If you have suggestions for new convenience functions please file a “feature request” on GitHub.

Spatial Queries

soildb also offers support for queries by location via spatial_query(). You can specify arbitrary geometry to target several spatial and tabular types of results.

import asyncio

async def spatial_query_example():
    from soildb import spatial_query
    
    # Point query
    async with soildb.SDAClient() as client:
        response = await spatial_query(
            geometry="POINT (-93.6 42.0)",
            table="mupolygon",
            spatial_relation="intersects"
        )
        df = response.to_pandas()
        print(f"Point query found {len(df)} results")
        return df

# Handle different environments
try:
    # Check if there's already an event loop (Jupyter, etc.)
    loop = asyncio.get_running_loop()
    import nest_asyncio
    nest_asyncio.apply()
    result = loop.run_until_complete(spatial_query_example())
except RuntimeError:
    # No existing loop, use asyncio.run()
    result = asyncio.run(spatial_query_example())

result

Bulk Data Fetching

soildb makes it easy to retrieve large datasets efficiently, using concurrent requests and built-in functions that automatically handle pagination.

import asyncio

async def bulk_fetch_example():
    from soildb import fetch_by_keys, get_mukey_by_areasymbol
    
    # Get mukeys for multiple areas concurrently
    areas = ["IA109", "IA113", "IA117"]
    mukeys_tasks = [
        get_mukey_by_areasymbol([area]) 
        for area in areas
    ]
    
    # Execute all mukey requests concurrently
    mukeys_results = await asyncio.gather(*mukeys_tasks)
    
    # Flatten the results (each task returns a list)
    all_mukeys = []
    for mukeys in mukeys_results:
        all_mukeys.extend(mukeys)
    
    print(f"Found {len(all_mukeys)} mukeys across {len(areas)} areas")
    
    # Fetch data in chunks automatically
    response = await fetch_by_keys(
        all_mukeys, 
        "component", 
        key_column="mukey", 
        chunk_size=100,
        columns=["mukey", "cokey", "compname", "localphase", "comppct_r"]
    )
    df = response.to_pandas()
    print(f"Fetched {len(df)} component records")
    return df

# Handle different environments
try:
    # Check if there's already an event loop (Jupyter, etc.)
    loop = asyncio.get_running_loop()
    import nest_asyncio
    nest_asyncio.apply()
    result = loop.run_until_complete(bulk_fetch_example())
except RuntimeError:
    # No existing loop, use asyncio.run()
    result = asyncio.run(bulk_fetch_example())

result.head(10)

The component table has a hierarchical relationship:

  • mukey (map unit key) is the parent
  • cokey (component key) is the child

So when fetching components, you typically want to filter by mukey to get all components for specific map units.

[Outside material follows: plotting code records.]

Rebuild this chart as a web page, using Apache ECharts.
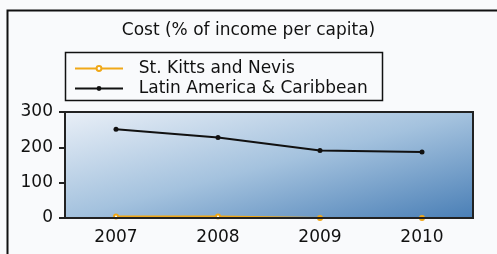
<!DOCTYPE html>
<html><head><meta charset="utf-8">
<script src="https://cdn.jsdelivr.net/npm/echarts@6/dist/echarts.min.js"></script>
<style>html,body{margin:0;padding:0;background:#f9fafc;}#c{width:497px;height:254px;}</style>
</head><body><div id="c"></div>
<script>
var years = ['2007', '2008', '2009', '2010'];
var stKitts = [4, 4, 0, 0];
var latam = [251, 228, 191, 187];
var yTicks = {min: 0, max: 300, interval: 100};
var FONT = 'DejaVu Sans';
var chart = echarts.init(document.getElementById('c'), null, {renderer: 'canvas'});
chart.setOption({
  backgroundColor: '#f9fafc',
  animation: false,
  title: {text: 'Cost (% of income per capita)', left: 'center', top: 17, textStyle: {fontFamily: FONT, fontSize: 17, fontWeight: 'normal', color: '#111'}},
  graphic: [
    {type: 'rect', shape: {x: 7.5, y: 10.5, width: 520, height: 300}, style: {fill: 'none', stroke: '#111', lineWidth: 2}, z: 0},
    {type: 'rect', shape: {x: 65.5, y: 52.5, width: 317, height: 48}, style: {fill: 'none', stroke: '#111', lineWidth: 1.5}, z: 0}
  ],
  legend: {
    orient: 'vertical', left: 69, top: 55, itemWidth: 48, itemHeight: 6, itemGap: 3,
    formatter: '  {name}',
    textStyle: {fontFamily: FONT, fontSize: 17, color: '#111'},
    data: ['St. Kitts and Nevis', 'Latin America & Caribbean']
  },
  grid: {left: 65, right: 24, top: 112, bottom: 36, show: true, borderColor: '#222', borderWidth: 2,
    backgroundColor: {type: 'linear', global: true, x: 65, y: 112, x2: 116.6, y2: 310.6,
      colorStops: [{offset: 0, color: '#e9eff7'}, {offset: 0.5, color: '#a4c2de'}, {offset: 1, color: '#4a7fb6'}]}},
  xAxis: {type: 'category', data: years, boundaryGap: true, z: 10,
    axisLine: {lineStyle: {color: '#222', width: 2}},
    axisTick: {alignWithLabel: true, length: 5, lineStyle: {color: '#222', width: 2}},
    axisLabel: {fontFamily: FONT, fontSize: 17, color: '#111', margin: 11}},
  yAxis: {type: 'value', min: yTicks.min, max: yTicks.max, interval: yTicks.interval,
    splitLine: {show: false},
    axisLine: {show: true, lineStyle: {color: '#222', width: 2}},
    axisTick: {show: true, length: 6, lineStyle: {color: '#222', width: 2}},
    axisLabel: {fontFamily: FONT, fontSize: 17, color: '#111', margin: 12}},
  series: [
    {name: 'St. Kitts and Nevis', type: 'line', data: stKitts, color: '#f0a818', symbol: 'emptyCircle', symbolSize: 4, lineStyle: {width: 2}, z: 3},
    {name: 'Latin America & Caribbean', type: 'line', data: latam, color: '#111', symbol: 'circle', symbolSize: 5, lineStyle: {width: 2}, z: 4}
  ]
});
</script></body></html>
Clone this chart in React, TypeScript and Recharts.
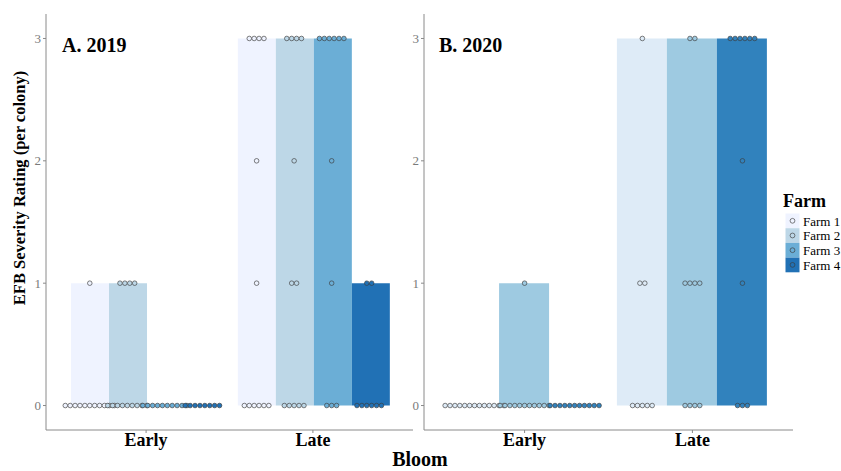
import { ComposedChart, Bar, Scatter, XAxis, YAxis } from "recharts";

const SERIF = "'Liberation Serif', 'Times New Roman', serif";
const AXIS = "#8a8a8a";
const TICK = "#7a7a7a";

const BLOOMS = ["Early", "Late"];
const Y_TICKS = [0, 1, 2, 3];
const FARMS = ["Farm 1", "Farm 2", "Farm 3", "Farm 4"];

// 2019: four farms (Blues, 4 classes)
const COLORS_2019 = ["#eff3ff", "#bdd7e7", "#6baed6", "#2171b5"];
const MAX_2019_EARLY = [1, 1, 0, 0];
const MAX_2019_LATE = [3, 3, 3, 1];
// colonies per rating level 0..3
const DOTS_2019_EARLY = [
  [11, 1, 0, 0],
  [9, 4, 0, 0],
  [10, 0, 0, 0],
  [8, 0, 0, 0],
];
const DOTS_2019_LATE = [
  [6, 1, 1, 4],
  [5, 2, 1, 4],
  [3, 1, 1, 6],
  [6, 2, 0, 0],
];

// 2020: three farms (Blues, 3 classes)
const COLORS_2020 = ["#deebf7", "#9ecae1", "#3182bd"];
const MAX_2020_EARLY = [0, 1, 0];
const MAX_2020_LATE = [3, 3, 3];
const DOTS_2020_EARLY = [
  [13, 0, 0, 0],
  [11, 1, 0, 0],
  [11, 0, 0, 0],
];
const DOTS_2020_LATE = [
  [5, 2, 0, 1],
  [4, 4, 0, 2],
  [3, 1, 1, 6],
];

const H = 471;
const PLOT_W = 367;
const PAD = PLOT_W / 2.2 * 0.1;
const BAND = (PLOT_W - 2 * PAD) / 2;
const DOT_D = 4.9;

function barRows(early: number[], late: number[]) {
  return BLOOMS.map((b, bi) => {
    const row: Record<string, string | number> = { bloom: b };
    (bi === 0 ? early : late).forEach((v, i) => (row[`f${i}`] = v));
    return row;
  });
}

function dotRows(early: number[], late: number[]) {
  const out: { bloom: string; rating: number; n: number }[] = [];
  [early, late].forEach((counts, bi) =>
    counts.forEach((n, level) => {
      if (n > 0) out.push({ bloom: BLOOMS[bi], rating: level, n });
    })
  );
  return out;
}

// eslint-disable-next-line @typescript-eslint/no-explicit-any
const dotShape = (offset: number, fill: string) => (props: any) => {
  const { cx, cy, payload } = props;
  const n = payload.n;
  return (
    <g>
      {Array.from({ length: n }, (_, k) => (
        <circle
          key={k}
          cx={cx + offset + (k - (n - 1) / 2) * DOT_D}
          cy={cy}
          r={2.3}
          fill={fill}
          stroke="#3c3c3c"
          strokeOpacity={0.65}
          strokeWidth={1}
        />
      ))}
    </g>
  );
};

function Panel({
  left,
  width,
  margin,
  colors,
  maxEarly,
  maxLate,
  dotsEarly,
  dotsLate,
}: {
  left: number;
  width: number;
  margin: { top: number; right: number; bottom: number; left: number };
  colors: string[];
  maxEarly: number[];
  maxLate: number[];
  dotsEarly: number[][];
  dotsLate: number[][];
}) {
  const n = colors.length;
  const barW = (BAND * 0.9) / n;
  return (
    <div style={{ position: "absolute", left, top: 0 }}>
      <ComposedChart
        width={width}
        height={H}
        data={barRows(maxEarly, maxLate)}
        margin={margin}
        barCategoryGap="5%"
        barGap={0}
      >
        <XAxis
          dataKey="bloom"
          type="category"
          allowDuplicatedCategory={false}
          padding={{ left: PAD, right: PAD }}
          height={41}
          stroke={AXIS}
          tickSize={3}
          tickMargin={0}
          tick={{ fill: "#000", fontSize: 18, fontWeight: 700, fontFamily: SERIF }}
        />
        <YAxis
          type="number"
          domain={[-0.2, 3.2]}
          ticks={Y_TICKS}
          allowDataOverflow
          width={30}
          stroke={AXIS}
          tickSize={3}
          tickMargin={2}
          tick={{ fill: TICK, fontSize: 13, fontFamily: SERIF }}
        />
        {colors.map((c, i) => (
          <Bar key={`b${i}`} dataKey={`f${i}`} fill={c} isAnimationActive={false} />
        ))}
        {colors.map((c, i) => (
          <Scatter
            key={`s${i}`}
            data={dotRows(dotsEarly[i], dotsLate[i])}
            dataKey="rating"
            shape={dotShape((i - (n - 1) / 2) * barW, c)}
            isAnimationActive={false}
          />
        ))}
      </ComposedChart>
    </div>
  );
}

export default function App() {
  return (
    <div
      style={{
        position: "absolute",
        left: 0,
        top: 0,
        width: 841,
        height: H,
        background: "#fff",
        fontFamily: SERIF,
      }}
    >
      <Panel
        left={0}
        width={420}
        margin={{ top: 14, right: 7, bottom: 0, left: 16 }}
        colors={COLORS_2019}
        maxEarly={MAX_2019_EARLY}
        maxLate={MAX_2019_LATE}
        dotsEarly={DOTS_2019_EARLY}
        dotsLate={DOTS_2019_LATE}
      />
      <Panel
        left={394}
        width={400}
        margin={{ top: 14, right: 1, bottom: 0, left: 0 }}
        colors={COLORS_2020}
        maxEarly={MAX_2020_EARLY}
        maxLate={MAX_2020_LATE}
        dotsEarly={DOTS_2020_EARLY}
        dotsLate={DOTS_2020_LATE}
      />
      <svg
        width={841}
        height={H}
        style={{ position: "absolute", left: 0, top: 0, pointerEvents: "none" }}
        fontFamily={SERIF}
      >
        <text x={62} y={51.5} fontSize={20} fontWeight={700}>
          A. 2019
        </text>
        <text x={439} y={51.5} fontSize={20} fontWeight={700}>
          B. 2020
        </text>
        <text
          transform="translate(25,188) rotate(-90)"
          textAnchor="middle"
          fontSize={16.5}
          fontWeight={700}
        >
          EFB Severity Rating (per colony)
        </text>
        <text x={420} y={466} textAnchor="middle" fontSize={20} fontWeight={700}>
          Bloom
        </text>
        <text x={783} y={207} fontSize={18} fontWeight={700}>
          Farm
        </text>
        {FARMS.map((f, i) => (
          <g key={f}>
            <rect x={785.5} y={213.5 + i * 14.7} width={14} height={14.7} fill={COLORS_2019[i]} />
            <circle
              cx={792.5}
              cy={220.8 + i * 14.7}
              r={2.4}
              fill={COLORS_2019[i]}
              stroke="#3c3c3c"
              strokeOpacity={0.65}
              strokeWidth={1}
            />
            <text x={803} y={225.5 + i * 14.7} fontSize={13}>
              {f}
            </text>
          </g>
        ))}
      </svg>
    </div>
  );
}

Use fetch_by_keys() with key_column="mukey" to achieve this and demonstrate pagination over chunks with 100 rows each.

AWDB (Air and Water Database) Access

NEW in soildb: Access real-time monitoring data from SCAN, SNOTEL, and other NRCS networks!

Quick AWDB Start

from soildb.awdb import AWDBClient

# Get soil moisture data from SCAN stations
async def awdb_example():
    async with AWDBClient() as client:
        # Find stations with soil moisture sensors in California
        stations = await client.get_stations(
            elements=['SMS:*'],  # Soil moisture sensors at any depth
            state_codes=['CA']
        )

        # Get multi-depth soil moisture data
        if stations:
            station = stations[0]
            data = await client.get_station_data(
                station.station_triplet,
                'SMS',  # Soil moisture element
                '2024-01-01',
                '2024-01-10'
            )
            print(f"Retrieved {len(data)} soil moisture readings")

# Handle async execution
try:
    loop = asyncio.get_running_loop()
    import nest_asyncio
    nest_asyncio.apply()
    loop.run_until_complete(awdb_example())
except RuntimeError:
    asyncio.run(awdb_example())

AWDB Features

  • Station Discovery: Find stations by location, network, sensors, or name patterns
  • Multi-Depth Soil Data: Query soil moisture and temperature at multiple depths
  • Real-Time Weather: Access precipitation, temperature, wind, and solar radiation
  • Snow Data: SNOTEL snow water equivalent, depth, and snowmelt data
  • Forecast Data: Water supply and drought forecasts
  • Quality Control: Access to quality flags and original values
  • Wildcard Filtering: Advanced station filtering with * wildcards

Advanced Station Filtering

from soildb.awdb.convenience import discover_stations

# Find all SNOTEL stations in Oregon or Washington
snotel_stations = await discover_stations(
    station_triplets=['*:OR:SNTL', '*:WA:SNTL']
)

# Find stations with soil moisture sensors in specific HUC area
soil_stations = await discover_stations(
    elements=['SMS:*'],
    hucs=['170601*']  # Columbia River basin
)

# Find stations by name pattern
lake_stations = await discover_stations(
    station_names=['*Lake*']
)

Multi-Depth Soil Data

from soildb.awdb.convenience import get_soil_moisture_by_depth

# Get soil moisture at multiple depths for a location
soil_data = await get_soil_moisture_by_depth(
    latitude=37.5,
    longitude=-120.5,
    start_date='2024-01-01',
    end_date='2024-01-10',
    depths=[-2, -4, -8, -20, -40]  # Negative = depth below surface
)

# Each depth returns time series data
for depth, readings in soil_data.items():
    print(f"Depth {depth}\": {len(readings)} readings")

Examples

See the examples/ directory and documentation for detailed usage patterns.

License

This project is licensed under the MIT License. See the LICENSE file for details.